Today New City Initiative is comprised of 43 leading independent asset management firms from the UK and the Continent, managing approximately £500 billion and employing several thousand people.
Published by Charles Gubert
UCITS has evolved markedly since its inception in the 1980s, and continues to do so. It remains a truly global brand with particular interest from Latin American and Asia-Pacific allocators. UCITS V, which must be transposed into national law by EU member states by March 18, 2016, is going to bring about a number of changes around remuneration, depositary appointments and harmonisation of sanctions – i.e. fines for administrative breaches. The first two provisions are likely to have the biggest impact on managers.
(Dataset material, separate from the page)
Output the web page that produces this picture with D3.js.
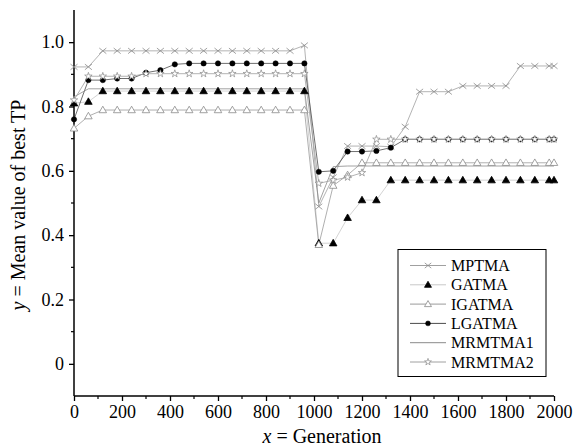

The remuneration provisions contained within UCITS V broadly mirror those imposed on managers under the Alternative Investment Fund Managers Directive (AIFMD), and it is part of the regulatory effort to ensure that investor/manager interests are aligned. The rules will apply to individuals within UCITS funds whose roles have a material impact on the risk profiles of their firms.
Approximately 40% to 60% of variable remuneration must be deferred over at least three years, while at least 50% must be paid in non-cash instruments such as units in the UCITS fund itself or other approved financial instruments. This is designed to dis-incentivise excessive risk-taking. As with AIFMD, proportionality principles will apply to any restrictions around remuneration. In other words, firms below a certain Assets under Management (AuM) threshold will be excused from implementing restrictions around employee pay.
The UK’s Financial Conduct Authority (FCA) confirmed in 2014 that Alternative Investment Fund Managers (AIFMs) would be exempted from AIFMD remuneration rules if they managed less than £1 billion leveraged or £5 billion unleveraged. As such, this will therefore exempt a number of smaller UCITS managers from the provisions.
A more pressing challenge for UCITS managers surrounds the new rules around depositaries. UCITS V will broadly align depositary rules with those of AIFMD. However, there are differences around the principles towards discharging liability for lost financial instruments under UCITS V versus AIFMD.
AIFMD permits depositaries to discharge liability for loss of financial instruments to sub-custodians (agent banks, central securities depositories [CSDs]) in extreme circumstances which are beyond the control of the depositary. UCITS V explicitly prohibits depositaries from discharging any liability for lost financial instruments to sub-custodian entities.
There are reports that some UCITS managers are facing fee hikes from their depositary banks because of the increased risk they are now underwriting. This is particularly true for UCITS managers if they invest in slightly esoteric markets or instruments. One expert at a depositary bank acknowledged fee increases would be inevitable but said they were likely to be in the low single digit basis points.
The big fear is whether this ban on depositaries discharging liability under UCITS V is rewritten into AIFMD or introduced via an AIFMD II. Regulators have said there are no plans for this. Industry experts argue extending the prohibition on discharging liability to AIFMs would be unlikely given the risk profile of AIFMs and the institutional nature of their underlying investors. However, AIFMD is broad and applies to nearly any manager that is not a UCITS. It is therefore possible that non-UCITS retail AIFMs could be impacted by any extension of the ban on depositaries discharging liability.
While national competent authorities talk of a regulatory hiatus or temporary reprieve for fund managers, there is already speculation as to what UCITS VI may look like. Some hypothesise a pan-EU depositary passport could be introduced. This would allow managers to appoint a depositary located anywhere within the 28 EU member states, instead of having to appoint a provider in their fund’s jurisdiction. This would certainly increase competition and provide an opportunity for emerging EU fund domiciles such as Malta. Simultaneously, it would also imply the rules and regulations governing depositaries would need to be harmonised. Again, this could facilitate a pan-EU prohibition on the discharge of liability.
The most probable outcome of UCITS VI is likely to be a clampdown on the eligibility of assets permitted within a UCITS wrapper. There has been intense criticism that some UCITS managers are shoehorning illiquid or esoteric products into UCITS, raising concerns that there could be a liquidity shortfall in the event of mass redemptions. Such fears have already prompted the European Securities and Markets Authority (ESMA) to restrict UCITS’ exposure to commodity products in 2012. As such, regulators could further restrict UCITS from investing into certain asset classes or derivative products.
Regulators have made it abundantly clear that talk of UCITS VI is premature. While a consultation was issued in 2012, very little has been heard since. As such, regulators are probably focusing their attention on other areas such as the Capital Markets Union (CMU) with UCITS VI likely to be put on the backburner.
Regulators have made it no secret they want alignment of UCITS and AIFMD. Regulators are keen to push more esoteric products into AIFMD from UCITS, thereby making UCITS a strictly retail orientated product and AIFMD a purely institutional one. While the obligations under UCITS V could add to the costs of running a UCITS product, the asset class shows no sign of losing its appeal to investors globally.